Are the hands open and relaxed, or clenched? What do they touch, how do they do that? Or are they tucked so deeply into the pockets of a coat or jeans, that you may assume this person is ready to migrate?
 
    Who has time to look at eyes when one can study hands and mouths?

... during a work meeting


   Oh, and there's another window to the soul of your companion. One that doesn't need the eyes of the beholder.  To you it may seem a tiny window,  but I crawl through it very often.  It's the voice.
   I have a life long habit of not looking at a speaker, when I'm in a group. When I attended college, I used to write letters in the mean time. During meetings at work I made drawings. And during parents teacher meetings my eyes are magnetically drawn to my shoes.  I've been doing some experiments lately, forcing myself to look at the speaker or other group members instead of doing one of the above. I noticed a difference: when not looking at people, I can focus better on what I hear.

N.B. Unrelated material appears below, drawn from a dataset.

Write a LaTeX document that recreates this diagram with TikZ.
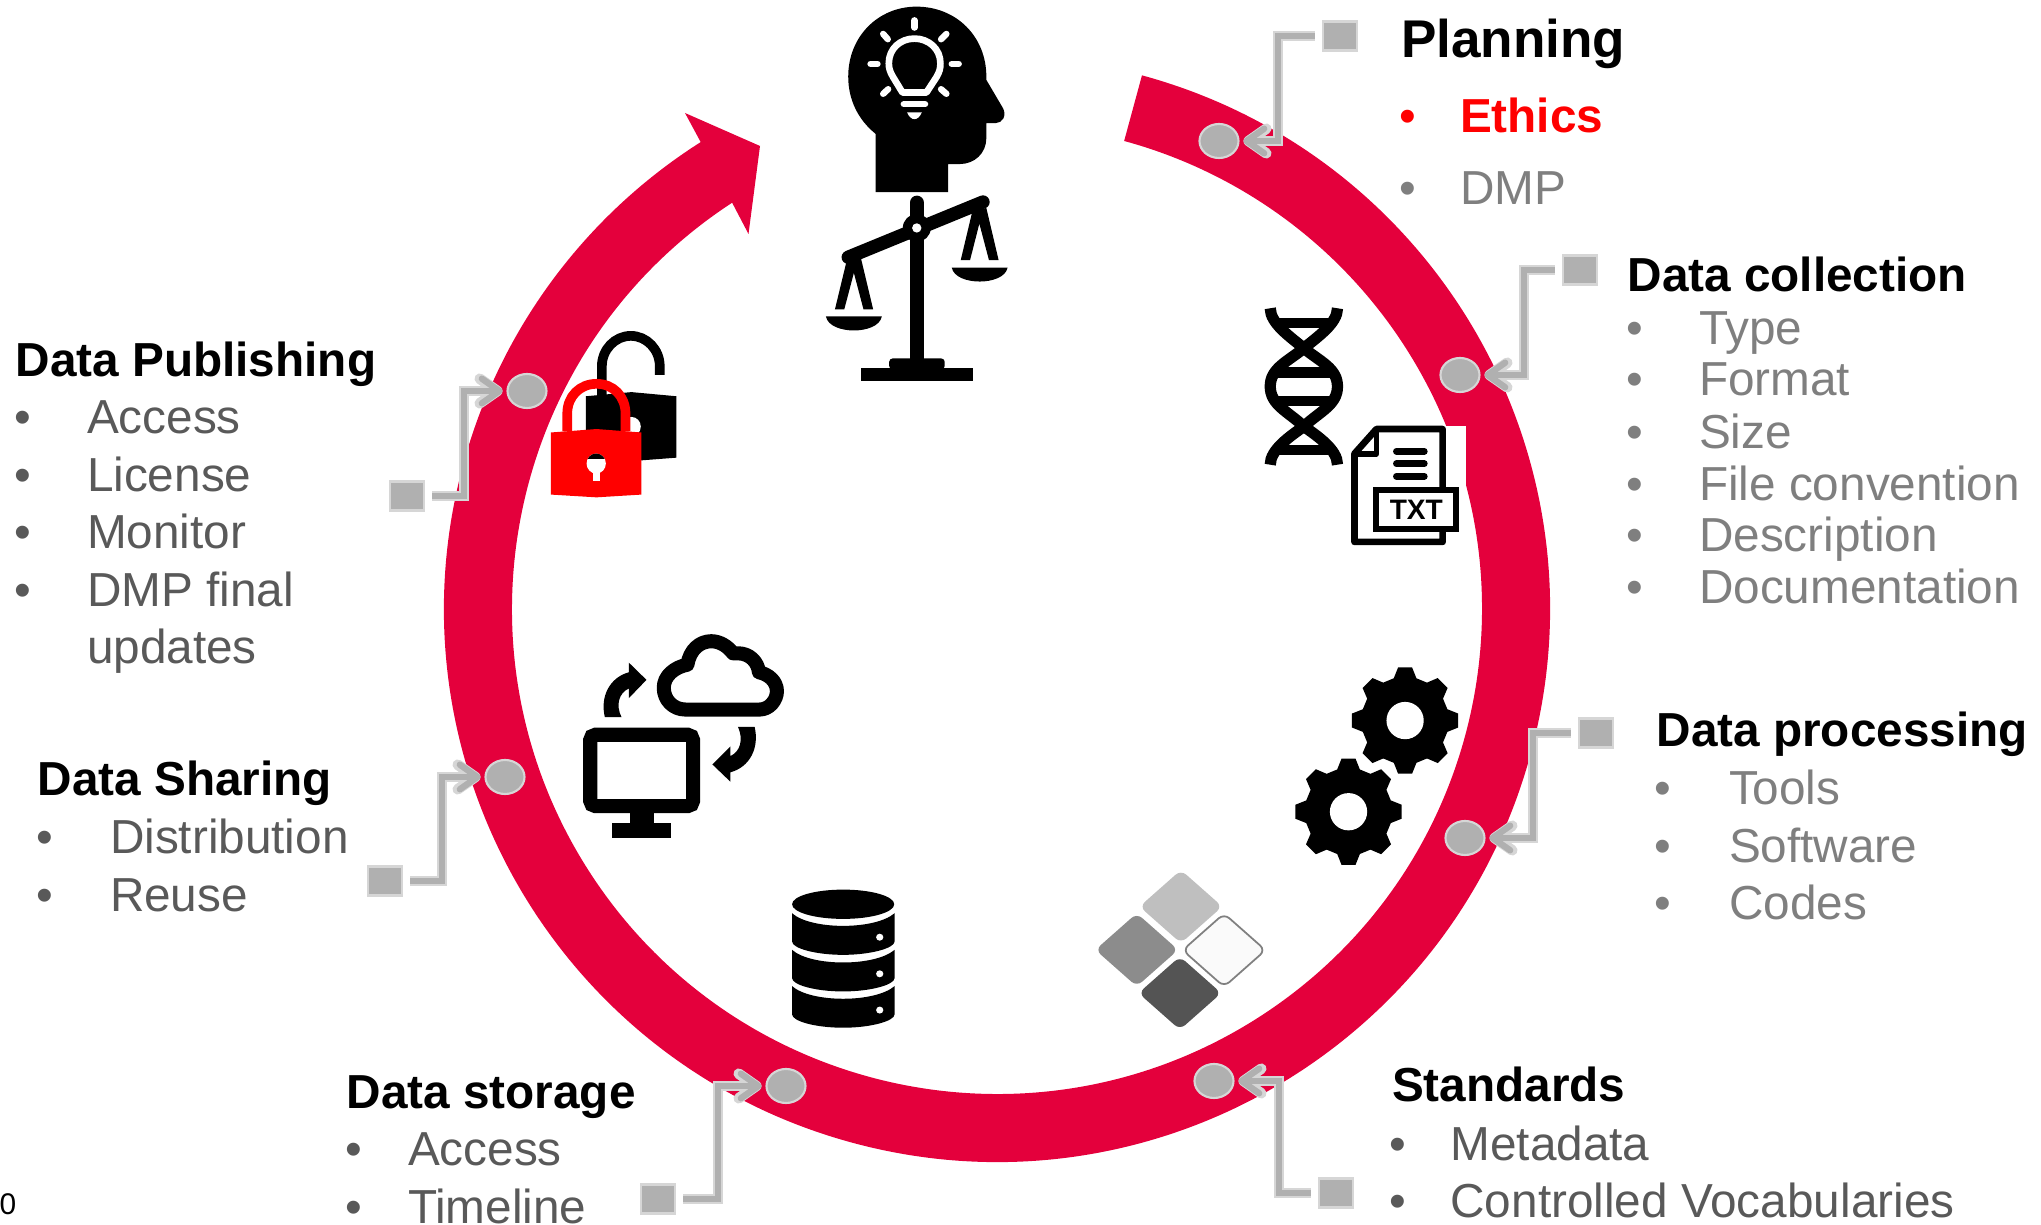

Even while drawing or writing letters.
   And I don't just mean the words the speaker chooses. When focussing on paper or some other lifeless object, I can discern a myriad of subtle changes in intonation, timbre and volume of a voice. I can't do it half as well, while looking at people.

.  I guess that's where my weird habit comes from, I've got quite a collection of films and TV-series ...  as audio recordings. Jokingly I refer to it as my "video store for the blind".
   I usually watch TV in fragments. Hey, new voice! Let's see what this persons looks like. Than I tend to my knitting, ironing, sewing -whatever-  again  and just listen. In pre-video days I wanted to hold on to some of those programs and started to record them on audio tapes.
   Nowadays I'm into buying DVDs. It started because my son has trouble reading and I don't want him to miss out on the healing effects of well told stories. We've watched 'Horton the Elefant' and 'The Mighty' over and over during a certain hard time we went through.
   To me these DVDs serve a different  purpose. Since I know I have SPD I started to look differently at body language. I never liked the rather superficial works that focus on one person only . (To be honest, I think those writings are boring and a bit 'bogus')  Body language is a dialogue between two -or more-  persons. Action and reaction, synergy.   And that is what I look for now, when playing a DVD.
   However... occasionally I run into a film that actually makes good 'listening material'. I burn that one on CD, reviving my 'video store habit'.   A small homage to that tiny window to the soul, not through the eye.  


    Even if it would happen only once, I would love to join some casting directors at an audition. All I would do, is stare at my shoes.